The RBA also raised its headline inflation forecast for 2018 while leaving
underlying inflation forecasts unchanged.
Contrary to what many expected the risk to the forecast doesn't come from
the current elevated level of the exchange rate but rather from any future
gains.
"It is possible that the Australian dollar could appreciate further which,
if sustained, would be expected to result in a slower pickup in economic
activity and inflation than currently forecast," the RBA said.
The RBA said that based on historical relationships a 10% appreciation of
the trade-weighted exchange rate that is not associated with higher commodity
prices would be expected to lower inflation by a little less than half a
percentage point over each of the following two years. Output would be expected
to be lower by 0.5% to 1% in around two years, it added.

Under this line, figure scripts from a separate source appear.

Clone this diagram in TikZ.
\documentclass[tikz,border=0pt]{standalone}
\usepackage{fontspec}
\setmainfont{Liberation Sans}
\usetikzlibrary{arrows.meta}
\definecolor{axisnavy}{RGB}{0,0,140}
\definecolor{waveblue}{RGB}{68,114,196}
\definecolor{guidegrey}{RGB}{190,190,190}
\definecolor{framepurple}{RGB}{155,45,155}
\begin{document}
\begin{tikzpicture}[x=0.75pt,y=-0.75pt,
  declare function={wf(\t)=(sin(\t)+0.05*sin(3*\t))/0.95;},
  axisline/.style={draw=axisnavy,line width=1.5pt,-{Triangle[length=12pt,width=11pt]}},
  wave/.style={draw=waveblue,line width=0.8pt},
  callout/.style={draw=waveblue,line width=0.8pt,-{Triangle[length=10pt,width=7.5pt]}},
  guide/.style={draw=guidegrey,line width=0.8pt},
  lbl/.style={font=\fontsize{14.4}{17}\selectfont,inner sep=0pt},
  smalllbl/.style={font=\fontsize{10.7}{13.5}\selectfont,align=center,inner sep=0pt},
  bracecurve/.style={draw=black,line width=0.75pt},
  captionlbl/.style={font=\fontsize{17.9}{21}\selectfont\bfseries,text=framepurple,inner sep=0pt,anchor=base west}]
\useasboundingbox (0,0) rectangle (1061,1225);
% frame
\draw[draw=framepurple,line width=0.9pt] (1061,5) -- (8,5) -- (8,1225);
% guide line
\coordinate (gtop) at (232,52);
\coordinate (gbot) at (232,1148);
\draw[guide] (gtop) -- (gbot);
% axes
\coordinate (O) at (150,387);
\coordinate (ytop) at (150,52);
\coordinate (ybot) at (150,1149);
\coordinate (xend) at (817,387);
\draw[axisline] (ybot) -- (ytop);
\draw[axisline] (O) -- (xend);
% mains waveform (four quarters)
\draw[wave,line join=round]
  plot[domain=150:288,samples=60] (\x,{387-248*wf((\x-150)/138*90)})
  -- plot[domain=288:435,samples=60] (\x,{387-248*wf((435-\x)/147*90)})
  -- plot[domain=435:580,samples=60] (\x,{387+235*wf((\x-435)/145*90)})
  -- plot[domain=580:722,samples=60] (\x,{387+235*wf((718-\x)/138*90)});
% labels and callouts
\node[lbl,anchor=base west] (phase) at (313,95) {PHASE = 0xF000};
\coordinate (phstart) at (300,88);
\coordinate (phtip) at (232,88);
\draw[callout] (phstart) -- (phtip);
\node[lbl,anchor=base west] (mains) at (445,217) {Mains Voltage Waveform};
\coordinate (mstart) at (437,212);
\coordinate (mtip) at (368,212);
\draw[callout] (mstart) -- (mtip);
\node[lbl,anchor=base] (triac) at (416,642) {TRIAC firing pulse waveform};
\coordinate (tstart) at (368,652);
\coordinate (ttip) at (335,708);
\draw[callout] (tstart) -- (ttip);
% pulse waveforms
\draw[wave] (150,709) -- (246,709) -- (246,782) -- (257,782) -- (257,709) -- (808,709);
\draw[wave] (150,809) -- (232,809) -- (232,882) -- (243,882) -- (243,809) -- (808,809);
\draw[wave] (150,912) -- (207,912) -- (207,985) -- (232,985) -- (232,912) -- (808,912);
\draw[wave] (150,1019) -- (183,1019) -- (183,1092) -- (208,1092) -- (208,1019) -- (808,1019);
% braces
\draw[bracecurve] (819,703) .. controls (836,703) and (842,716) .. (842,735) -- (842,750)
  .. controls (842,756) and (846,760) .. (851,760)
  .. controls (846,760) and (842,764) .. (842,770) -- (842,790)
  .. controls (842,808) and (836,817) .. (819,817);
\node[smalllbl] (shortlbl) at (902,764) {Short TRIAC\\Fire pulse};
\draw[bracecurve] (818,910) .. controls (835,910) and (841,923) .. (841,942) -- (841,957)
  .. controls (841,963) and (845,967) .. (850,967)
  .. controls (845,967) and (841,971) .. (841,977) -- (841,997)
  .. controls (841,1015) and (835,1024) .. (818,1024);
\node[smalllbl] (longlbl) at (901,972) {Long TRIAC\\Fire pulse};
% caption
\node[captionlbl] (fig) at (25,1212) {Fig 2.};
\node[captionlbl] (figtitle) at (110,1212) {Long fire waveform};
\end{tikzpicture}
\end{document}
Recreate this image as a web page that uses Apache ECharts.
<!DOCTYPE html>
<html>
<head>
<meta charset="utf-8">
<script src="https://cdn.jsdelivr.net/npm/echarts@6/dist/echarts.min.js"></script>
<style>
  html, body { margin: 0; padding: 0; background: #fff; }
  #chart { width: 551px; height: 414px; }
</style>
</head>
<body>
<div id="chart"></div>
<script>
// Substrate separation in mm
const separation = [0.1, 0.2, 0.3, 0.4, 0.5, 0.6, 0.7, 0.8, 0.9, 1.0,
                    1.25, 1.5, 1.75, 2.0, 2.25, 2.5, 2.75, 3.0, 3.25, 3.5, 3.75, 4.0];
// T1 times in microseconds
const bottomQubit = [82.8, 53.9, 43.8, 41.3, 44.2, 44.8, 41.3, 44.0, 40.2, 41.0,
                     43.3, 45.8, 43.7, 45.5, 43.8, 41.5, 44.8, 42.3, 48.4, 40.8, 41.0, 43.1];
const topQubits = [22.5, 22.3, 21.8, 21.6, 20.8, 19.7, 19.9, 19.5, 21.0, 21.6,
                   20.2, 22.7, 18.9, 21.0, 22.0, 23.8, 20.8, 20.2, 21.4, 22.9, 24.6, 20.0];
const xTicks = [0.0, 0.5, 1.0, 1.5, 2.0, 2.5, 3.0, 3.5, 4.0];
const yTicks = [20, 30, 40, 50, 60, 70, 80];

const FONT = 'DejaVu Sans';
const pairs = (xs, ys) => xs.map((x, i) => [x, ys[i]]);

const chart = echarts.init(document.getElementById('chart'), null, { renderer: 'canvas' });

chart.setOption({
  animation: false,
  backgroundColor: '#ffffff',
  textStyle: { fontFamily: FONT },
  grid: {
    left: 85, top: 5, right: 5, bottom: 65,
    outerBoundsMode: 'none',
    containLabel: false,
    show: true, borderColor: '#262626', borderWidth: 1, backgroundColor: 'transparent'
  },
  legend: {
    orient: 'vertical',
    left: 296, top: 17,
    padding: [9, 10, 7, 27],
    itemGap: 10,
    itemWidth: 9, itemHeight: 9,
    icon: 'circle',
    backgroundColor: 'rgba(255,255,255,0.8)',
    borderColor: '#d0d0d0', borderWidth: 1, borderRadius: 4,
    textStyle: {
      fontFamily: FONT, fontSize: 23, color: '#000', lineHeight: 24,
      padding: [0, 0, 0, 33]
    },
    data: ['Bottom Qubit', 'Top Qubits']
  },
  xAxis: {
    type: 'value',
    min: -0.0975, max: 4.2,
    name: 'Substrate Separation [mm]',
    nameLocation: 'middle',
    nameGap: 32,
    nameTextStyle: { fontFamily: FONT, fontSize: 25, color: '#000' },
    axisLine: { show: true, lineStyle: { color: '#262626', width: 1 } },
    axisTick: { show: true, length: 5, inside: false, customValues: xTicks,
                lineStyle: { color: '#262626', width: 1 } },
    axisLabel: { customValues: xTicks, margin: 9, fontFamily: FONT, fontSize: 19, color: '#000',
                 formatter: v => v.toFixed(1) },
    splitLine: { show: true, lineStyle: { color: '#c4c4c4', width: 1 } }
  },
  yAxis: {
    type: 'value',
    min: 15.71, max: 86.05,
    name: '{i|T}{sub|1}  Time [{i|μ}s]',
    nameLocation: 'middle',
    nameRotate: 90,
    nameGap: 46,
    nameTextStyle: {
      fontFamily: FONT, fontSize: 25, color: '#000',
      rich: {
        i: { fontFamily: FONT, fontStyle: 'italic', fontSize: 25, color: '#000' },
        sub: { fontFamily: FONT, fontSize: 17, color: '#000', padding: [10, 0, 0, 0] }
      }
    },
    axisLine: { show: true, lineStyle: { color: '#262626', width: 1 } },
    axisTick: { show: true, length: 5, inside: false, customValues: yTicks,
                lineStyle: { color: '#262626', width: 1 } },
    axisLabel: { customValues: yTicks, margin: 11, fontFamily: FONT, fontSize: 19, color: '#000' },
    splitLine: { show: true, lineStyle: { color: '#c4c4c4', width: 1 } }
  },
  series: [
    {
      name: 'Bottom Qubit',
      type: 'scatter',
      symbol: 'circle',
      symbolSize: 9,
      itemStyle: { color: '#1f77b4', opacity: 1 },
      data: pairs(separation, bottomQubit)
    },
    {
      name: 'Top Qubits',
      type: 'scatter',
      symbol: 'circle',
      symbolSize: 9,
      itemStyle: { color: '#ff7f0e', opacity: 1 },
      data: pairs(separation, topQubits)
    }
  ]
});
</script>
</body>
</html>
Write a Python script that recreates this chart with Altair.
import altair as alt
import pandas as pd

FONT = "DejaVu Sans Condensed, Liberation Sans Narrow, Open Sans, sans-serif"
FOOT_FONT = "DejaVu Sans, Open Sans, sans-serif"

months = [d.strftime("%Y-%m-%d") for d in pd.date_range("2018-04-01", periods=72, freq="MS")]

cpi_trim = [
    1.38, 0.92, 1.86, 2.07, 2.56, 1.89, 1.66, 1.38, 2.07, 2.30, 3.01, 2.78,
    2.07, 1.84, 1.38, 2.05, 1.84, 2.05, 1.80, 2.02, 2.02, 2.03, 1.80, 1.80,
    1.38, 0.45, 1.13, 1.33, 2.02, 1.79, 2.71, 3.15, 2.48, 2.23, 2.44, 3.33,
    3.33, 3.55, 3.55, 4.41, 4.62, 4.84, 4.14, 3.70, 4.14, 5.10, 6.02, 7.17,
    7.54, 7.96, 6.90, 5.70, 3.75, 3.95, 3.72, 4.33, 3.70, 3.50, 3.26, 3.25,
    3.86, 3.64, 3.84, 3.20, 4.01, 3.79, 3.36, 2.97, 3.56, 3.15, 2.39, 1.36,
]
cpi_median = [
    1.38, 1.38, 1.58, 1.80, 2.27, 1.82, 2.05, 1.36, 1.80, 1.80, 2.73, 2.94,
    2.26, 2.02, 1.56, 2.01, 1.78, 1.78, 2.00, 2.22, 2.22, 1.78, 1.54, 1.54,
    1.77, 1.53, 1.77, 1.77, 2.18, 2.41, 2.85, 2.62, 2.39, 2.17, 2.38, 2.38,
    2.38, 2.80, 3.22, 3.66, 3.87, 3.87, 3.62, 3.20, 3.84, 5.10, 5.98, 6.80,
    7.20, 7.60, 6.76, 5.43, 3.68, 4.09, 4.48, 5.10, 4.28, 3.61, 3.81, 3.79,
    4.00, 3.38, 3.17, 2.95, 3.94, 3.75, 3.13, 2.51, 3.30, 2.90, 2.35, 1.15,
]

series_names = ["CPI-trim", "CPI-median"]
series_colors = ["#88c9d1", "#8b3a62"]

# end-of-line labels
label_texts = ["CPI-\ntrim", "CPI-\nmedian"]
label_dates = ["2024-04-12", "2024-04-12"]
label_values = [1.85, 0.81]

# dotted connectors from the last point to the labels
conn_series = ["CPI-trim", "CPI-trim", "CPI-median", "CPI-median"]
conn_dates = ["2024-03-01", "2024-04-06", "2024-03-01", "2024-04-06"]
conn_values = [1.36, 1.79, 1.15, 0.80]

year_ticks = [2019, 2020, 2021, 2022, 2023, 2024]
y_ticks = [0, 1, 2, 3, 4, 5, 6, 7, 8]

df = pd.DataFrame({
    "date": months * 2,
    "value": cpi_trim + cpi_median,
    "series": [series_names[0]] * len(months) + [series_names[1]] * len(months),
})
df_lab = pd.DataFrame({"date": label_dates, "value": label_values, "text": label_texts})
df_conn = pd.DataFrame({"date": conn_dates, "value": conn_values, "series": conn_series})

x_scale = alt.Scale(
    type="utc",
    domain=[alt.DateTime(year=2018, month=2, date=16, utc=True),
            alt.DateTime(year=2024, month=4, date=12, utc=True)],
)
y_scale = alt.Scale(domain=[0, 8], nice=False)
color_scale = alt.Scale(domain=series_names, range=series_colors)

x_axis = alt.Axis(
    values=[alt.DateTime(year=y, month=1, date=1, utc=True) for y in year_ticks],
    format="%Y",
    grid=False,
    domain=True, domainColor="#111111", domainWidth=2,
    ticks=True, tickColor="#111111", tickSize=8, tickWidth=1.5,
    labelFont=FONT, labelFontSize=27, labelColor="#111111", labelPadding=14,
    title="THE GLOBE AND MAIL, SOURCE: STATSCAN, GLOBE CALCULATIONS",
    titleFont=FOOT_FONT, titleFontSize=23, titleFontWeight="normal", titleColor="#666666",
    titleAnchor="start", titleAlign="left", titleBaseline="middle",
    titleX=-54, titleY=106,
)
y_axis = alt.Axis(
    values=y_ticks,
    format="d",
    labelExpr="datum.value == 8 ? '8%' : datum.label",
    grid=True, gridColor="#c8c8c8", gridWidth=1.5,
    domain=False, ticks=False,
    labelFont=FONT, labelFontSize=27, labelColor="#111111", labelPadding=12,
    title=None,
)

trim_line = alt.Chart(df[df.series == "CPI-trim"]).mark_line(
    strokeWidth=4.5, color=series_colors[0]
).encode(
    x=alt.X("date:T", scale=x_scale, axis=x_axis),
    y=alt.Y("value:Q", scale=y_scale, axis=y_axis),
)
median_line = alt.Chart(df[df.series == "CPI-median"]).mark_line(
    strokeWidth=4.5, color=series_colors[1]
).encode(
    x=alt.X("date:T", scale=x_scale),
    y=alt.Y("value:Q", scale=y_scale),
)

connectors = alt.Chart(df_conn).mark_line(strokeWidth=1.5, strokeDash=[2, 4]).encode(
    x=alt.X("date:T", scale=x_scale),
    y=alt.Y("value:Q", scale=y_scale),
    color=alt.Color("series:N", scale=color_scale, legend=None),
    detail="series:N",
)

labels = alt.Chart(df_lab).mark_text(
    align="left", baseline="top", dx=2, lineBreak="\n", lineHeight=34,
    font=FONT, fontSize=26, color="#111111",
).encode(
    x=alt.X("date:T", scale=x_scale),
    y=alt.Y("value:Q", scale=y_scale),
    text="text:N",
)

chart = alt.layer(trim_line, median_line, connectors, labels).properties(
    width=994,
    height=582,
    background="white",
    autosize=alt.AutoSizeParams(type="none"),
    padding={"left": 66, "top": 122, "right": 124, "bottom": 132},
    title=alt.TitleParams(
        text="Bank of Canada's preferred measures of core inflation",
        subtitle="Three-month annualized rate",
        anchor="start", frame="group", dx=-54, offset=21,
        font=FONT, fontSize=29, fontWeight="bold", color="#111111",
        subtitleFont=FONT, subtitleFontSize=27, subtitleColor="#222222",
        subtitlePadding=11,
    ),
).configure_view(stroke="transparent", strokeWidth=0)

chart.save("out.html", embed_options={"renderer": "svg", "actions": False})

Key to the updated forecasts is continued expectation of a "bit above
average" growth in household consumption -- an assumption that appears
optimistic if any of the several headwinds to households detailed by the RBA
come to pass.
This is the main reason why the RBA cited household spending as the main
source of uncertainty for its forecasts.
"Domestically there is the risk that household spending growth could be
more constrained than expected by low real wage growth and high debt levels,"
the RBA said.
Interestingly, the RBA nominated "future" exchange rate movements among
"other key sources of uncertainty" for the domestic economic and inflation
outlook along with the strength of recovery in nonmining investment and how
quickly wage growth responds to a decline in spare capacity in the labor market.
Supporting the RBA's growth forecast is also "reasonably strong government
spending" that has been built into the forecast which reflects the significant
pipeline of public infrastructure work -- though the RBA pointed out that the
timing of expenditures on projects can be hard to predict.
There appears to be a downgrade to the forecast for dwelling construction.
The RBA said contribution to GDP growth from dwelling investment over the
forecast period is expected to be minimal. For this, too, the RBA cited downside
risk if apartment construction approved mainly in the eastern states do not
commence because of weakness in prices.
If this risk comes to pass, it could hurt household spending too, the RBA
said.
The RBA's assumption for growth in household consumption is mainly due to
expectations that total hours worked would continue to increase and employment
would continue to increase.
"However, ongoing expectations for low real wage growth remain a key
downside risks for household spending," the RBA said.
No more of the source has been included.